A team flying a balloon-borne instrument 120,000 feet (37 km) over Antarctica has resolved yet another type of cosmic background radiation and tracked it back to its source.
"Backgrounds" are emissions that are seen coming from the entire surface of the sky. The most famous is the microwave background from the hot gas that filled the universe 380,000 years after the Big Bang.
Other backgrounds in infrared light, X-rays, and gamma rays have proven to originate from later, but still extremely distant, astronomical sources that are too faint and numerous to resolve individually in most cases. Last January radio astronomers announced finding a new background at longer wavelengths that they can't yet explain.
Now another one of the all-sky glows has been matched to swarms of faint, individual objects far, far away. After two years analyzing data from the Balloon-borne Large-Aperture Sub-millimeter Telescope (BLAST), astronomers from Canada, the U.S. and the U.K. say they've accurately gauged the "submillimeter," or very-far-infrared, background at wavelengths of 0.25, 0.35 and 0.5 millimeter (1200, 860, and 600 GHz). These wavelengths lie in the poorly explored spectral range between long-wavelength infrared light and the shortest wavelength (millimeter-wave) radio.
The radiation turns out to be just what was expected: the redshifted infrared glow from thick dust in young star-forming galaxies early in cosmic history. These are the so-called ULIRGs, Ultra-Luminous InfraRed Galaxies, discovered in the 1980s and 1990s. They blazed with furious star formation some 7 to 10 billion years ago (at redshifts of about 1 to 4). These galaxies were tumultuous masses of nebular gas and opaque dust spawning stars at some 100 times the rate at which stars are forming in the Milky Way today.
"Stars are born in clouds of gas and dust," explained University of Toronto cosmologist Barth Netterfield in a press release. "The dust absorbs the starlight, hiding the young stars from view. The brightest stars are the shortest lived, and many never leave their stellar nursery. However, the warmed dust emits light at far-infrared and submillimeter wavelengths," typically at a temperature of about 30 kelvins (30° C above absolute zero).
In fact, the team estimates that half of all the starlight emitted throughout cosmic history (including light reprocessed into longer wavelengths by absorption and re-emission by dust) exists as the far-infrared background from those early starbirth galaxies. The group used observations at much shorter infrared wavelengths from NASA's Spitzer Space Telescope to confirm that ULIRGs and the source of the far-infrared background are one and the same.

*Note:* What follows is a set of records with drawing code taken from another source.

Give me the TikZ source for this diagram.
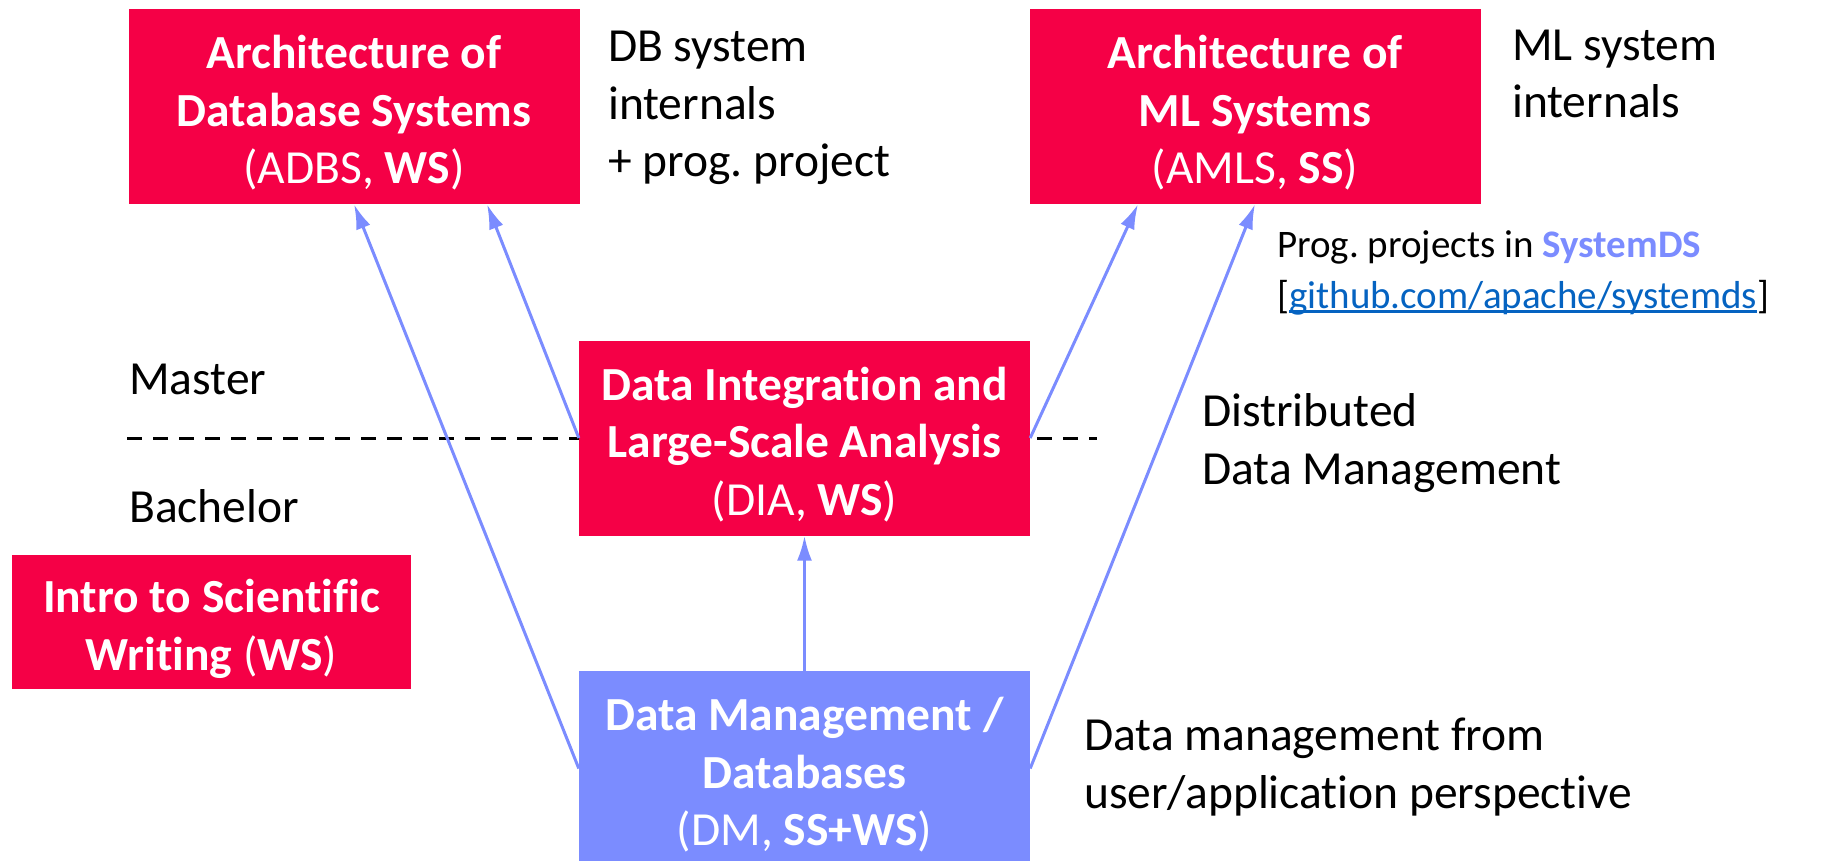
\documentclass[tikz,border=0pt]{standalone}
\usepackage{fontspec}
\setmainfont{Carlito}[Ligatures=NoCommon]
\usetikzlibrary{arrows.meta}
\definecolor{courseRed}{RGB}{245,0,70}
\definecolor{courseBlue}{RGB}{123,140,255}
\definecolor{linkBlue}{RGB}{5,99,193}
\newsavebox\ulbox
\newcommand\linkul[1]{\sbox\ulbox{#1}\rlap{\rule[-0.12em]{\wd\ulbox}{0.06em}}\usebox\ulbox}
% extra head room on a box's first line, so its text sits a little lower
\newcommand\headroom{\rule{0pt}{0.98em}}
\begin{document}
\frenchspacing
\begin{tikzpicture}[x=1pt,y=-1pt,
  coursebox/.style={fill=courseRed, text=white, inner sep=0pt, align=center,
    minimum width=451pt, minimum height=195pt, font=\fontsize{47.5}{57.5}\selectfont},
  basebox/.style={coursebox, fill=courseBlue},
  note/.style={inner sep=0pt, align=left, anchor=base west, font=\fontsize{47.5}{57.5}\selectfont},
  smallnote/.style={note, font=\fontsize{39}{51}\selectfont},
  prereq/.style={draw=courseBlue, line width=3pt, -{Latex[length=25pt,width=15pt]}},
  levelsep/.style={draw=black, line width=3pt, dash pattern=on 15pt off 11pt}
]
\path[use as bounding box] (0,0) rectangle (1830,861);
\clip (0,0) rectangle (1830,861);

% Master / Bachelor separator
\coordinate (sepL) at (127,438);
\coordinate (sepR) at (1097,438);
\draw[levelsep] (sepL) -- (sepR);

% course boxes
\node[coursebox] (adbs) at (354,106.5)
  {\headroom\textbf{Architecture of}\\\textbf{Database Systems}\\(ADBS, \textbf{WS})};
\node[coursebox] (amls) at (1255,106.5)
  {\headroom\textbf{Architecture of}\\\textbf{ML Systems}\\(AMLS, \textbf{SS})};
\node[coursebox] (dia) at (804.5,438)
  {\headroom\textbf{Data Integration and}\\\textbf{Large-Scale Analysis}\\(DIA, \textbf{WS})};
\node[basebox] (dm) at (804.5,768.5)
  {\headroom\textbf{Data Management /}\\\textbf{Databases}\\(DM, \textbf{SS+WS})};
\node[coursebox, minimum width=399pt, minimum height=134pt] (isw) at (211.5,622)
  {\headroom\textbf{Intro to Scientific}\\\textbf{Writing} (\textbf{WS})};

% prerequisite arrows
\draw[prereq] (dm.west) -- (adbs.south);
\draw[prereq] (dia.west) -- ([xshift=133pt]adbs.south);
\draw[prereq] (dia.east) -- ([xshift=-117pt]amls.south);
\draw[prereq] (dm.east) -- (amls.south);
\draw[prereq] (dm.north) -- (dia.south);

% annotations (anchored at the baseline of their last line)
\node[note] (dbnote) at (608,177) {DB system\\internals\\+ prog. project};
\node[note] (mlnote) at (1512,118) {ML system\\internals};
\node[smallnote] (projnote) at (1277,308)
  {Prog. projects in \textcolor{courseBlue}{\textbf{SystemDS}}\\
   {[}{\color{linkBlue}\linkul{github.com/apache/systemds}}]};
\node[note] (master) at (129,394) {Master};
\node[note] (bachelor) at (129,522) {Bachelor};
\node[note] (ddm) at (1202,484) {Distributed\\Data Management};
\node[note] (dmnote) at (1084,808) {Data management from\\user/application perspective};
\end{tikzpicture}
\end{document}
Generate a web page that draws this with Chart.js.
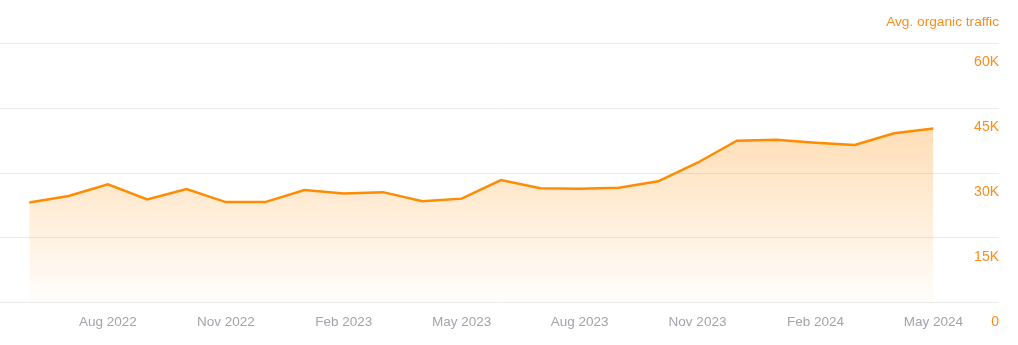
<!DOCTYPE html>
<html>
<head>
<meta charset="utf-8">
<script src="https://cdn.jsdelivr.net/npm/chart.js@4"></script>
<style>
html,body{margin:0;padding:0;background:#fff;}
#wrap{width:1018px;height:345px;}
</style>
</head>
<body>
<div id="wrap"><canvas id="c" width="1018" height="345"></canvas></div>
<script>
const months = ['Jun 2022','Jul 2022','Aug 2022','Sep 2022','Oct 2022','Nov 2022','Dec 2022',
  'Jan 2023','Feb 2023','Mar 2023','Apr 2023','May 2023','Jun 2023','Jul 2023','Aug 2023',
  'Sep 2023','Oct 2023','Nov 2023','Dec 2023','Jan 2024','Feb 2024','Mar 2024','Apr 2024','May 2024'];
const traffic = [23200,24700,27400,23900,26300,23300,23300,26100,25300,25600,23500,24100,
  28400,26500,26400,26600,28100,32400,37500,37700,37000,36500,39200,40300];
const xTickLabels = ['Aug 2022','Nov 2022','Feb 2023','May 2023','Aug 2023','Nov 2023','Feb 2024','May 2024'];
const yTickValues = [0,15000,30000,45000,60000];
const seriesName = 'Avg. organic traffic';

const orange = '#ff8c00';
const points = traffic.map((v,i)=>({x:i,y:v}));

new Chart(document.getElementById('c'), {
  type:'line',
  data:{datasets:[{
    label:seriesName,
    data:points,
    borderColor:orange,
    borderWidth:2.5,
    pointRadius:0,
    tension:0,
    fill:'origin',
    backgroundColor:(ctx)=>{
      const ca = ctx.chart.chartArea;
      if(!ca) return 'rgba(255,140,0,0.2)';
      const g = ctx.chart.ctx.createLinearGradient(0,ca.top,0,ca.bottom);
      g.addColorStop(0,'rgba(255,140,0,0.42)');
      g.addColorStop(1,'rgba(255,140,0,0.01)');
      return g;
    }
  }]},
  options:{
    responsive:false,
    animation:false,
    layout:{padding:{left:0,right:19,top:0,bottom:4}},
    plugins:{
      legend:{display:false},
      tooltip:{enabled:false},
      title:{display:true,text:seriesName,align:'end',color:'#ff8c1a',
        font:{family:'Liberation Sans, Arial, sans-serif',size:13.7,weight:'normal'},
        padding:{top:14,bottom:13}}
    },
    scales:{
      x:{type:'linear',min:-0.745,max:24.67,
        grid:{display:false,drawTicks:false},border:{display:false},
        afterBuildTicks:(s)=>{s.ticks = xTickLabels.map(l=>({value:months.indexOf(l)}));},
        ticks:{color:'#a3a3ab',padding:11,maxRotation:0,autoSkip:false,
          font:{family:'Liberation Sans, Arial, sans-serif',size:13.5},
          callback:(v)=>months[v]}
      },
      y:{position:'right',min:0,max:60000,
        afterBuildTicks:(s)=>{s.ticks = yTickValues.map(v=>({value:v}));},
        grid:{color:'#ebebeb',drawTicks:false,lineWidth:1},border:{display:false},
        ticks:{mirror:true,padding:0,labelOffset:19,color:'#ff8c1a',
          font:{family:'Liberation Sans, Arial, sans-serif',size:14},
          callback:(v)=>v===0?'0':(v/1000)+'K'}
      }
    }
  }
});
</script>
</body>
</html>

"The history of star formation in the universe is written in our data," said Mark Halpern (University of British Columbia), "and it is just a taste of things to come."
The group's paper (see preprint) appears in the April 9, 2009, issue of Nature.
BLAST, with its 2-meter telescope, has acted as a pathfinder for the SPIRE (Spectral and Photometric Imaging Receiver) instrument on the upcoming Herschel Space Observatory, which is currently scheduled for launch on May 6th. Herschel, a 3.5-meter far-infrared scope, will be the largest telescope launched into space. It's written up in the May Sky & Telescope.
BLAST is also highly capable of studying the earliest stages of star formation in our own Milky Way Galaxy. Among several companion papers, the BLAST collaboration has released a study from the largest survey to date of the earliest stages of star formation. The study documented the existence of a large population of dense, cold cores in gas-and-dust clouds; many of these have cooled to less than 13 kelvins. These cold cores, which persist for millions of years, can contract and become the birthplace of stars.